Friends (Quaker) Mission Cemetery (Lost)

Lost Cemetery

SW quarter of Section 7, Township 12S, Range 25E

The exact location of this lost cemetery is unknown but according to a drawning by someone who grew up in the Mission, it was located close by on the southeast side of the building. A DAR monument marks the vicinity of the Mission on 61st St. just east of Hemlock and the land is largely undeveloped. The Quaker Mission is marked on the 1874 Johnson County Atlas, but the cemetery is not marked.  

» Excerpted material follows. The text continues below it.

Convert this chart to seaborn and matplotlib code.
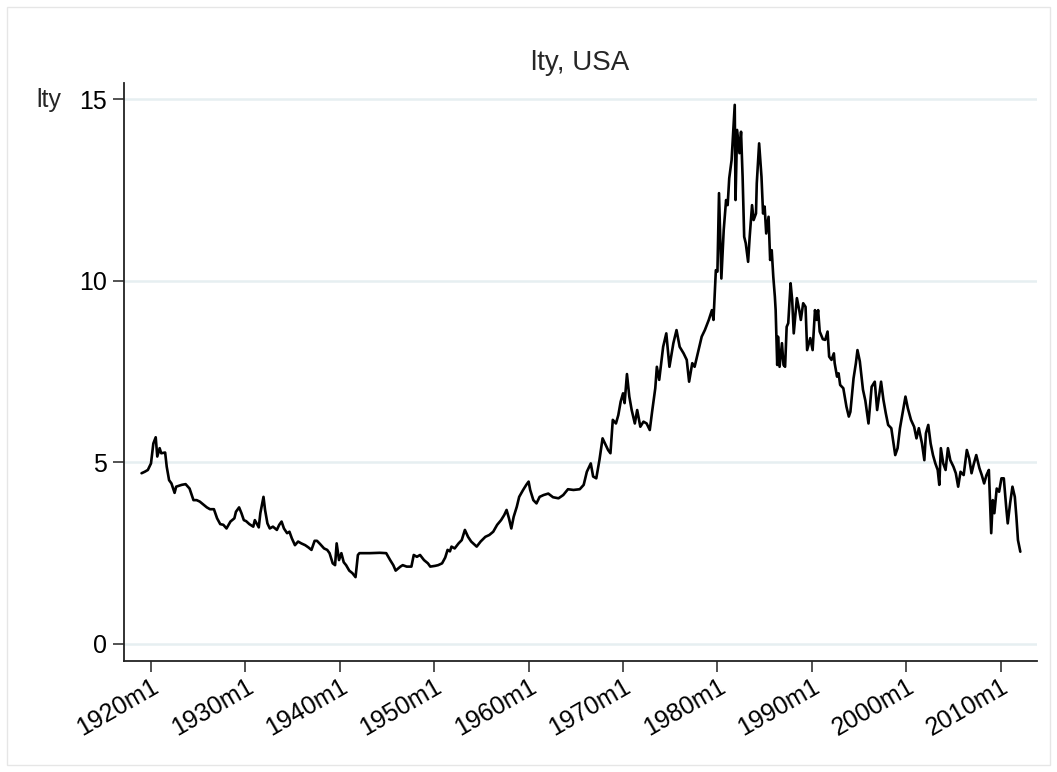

The cemetery is mentioned several times in Flora Harvey Kittle's timeline and is described as adjoining the Meeting House. The cemetery was first started in 1840 while Henry Harvey was in charge of the Mission as the result of a cholera epidemic. "Several of their oldest Chiefs died and were laid to rest there." In 1847, Jesse Harvey, was in charge of the Mission. "In May, the superintendent, after a few days illness died, and his grave is seen today where he was laid beside the graves of those Indian chiefs who were victis of cholera." Then, in 1864, "Smallpox broke out among the children that fall, and two new graves were added in the little burial ground southwest of the house." In closure, Ms. Kittle mentions the cemetery once again. "The graveyard, we are informed, is to be preserved by Kansas Yearly Meeting of Friends." 1

The Friends Mission school was mentioned in the 1854 Treaty with the Shawnee, however there was no mention of the cemetery. "...to the Friends' Shawnee labor-school, including the improvements there, three hundred and twenty acres of land." 2

In a late 1900s newspaper, an article mentions finding a few broken gravemarkers laying up against a tree. The peices found eventually were placed in a concrete block at Shawnee Indian Cemetery.

1874 Shawnee Township, Johnson Co Atlas

1874 Shawnee Twp atlaas showing Quaker Mission 

1 Flora Harvey Kittle and Anna Steward Pearson, Shawnee Indians in Kansas, (Kansas City, KS, 1917), 12, 14-15, 21.

2 Kappler, Charles J. Indian Affairs: Laws and Treaties, Vol. 2, Treaties, (Washington: Government Printing Office, 1904), 619.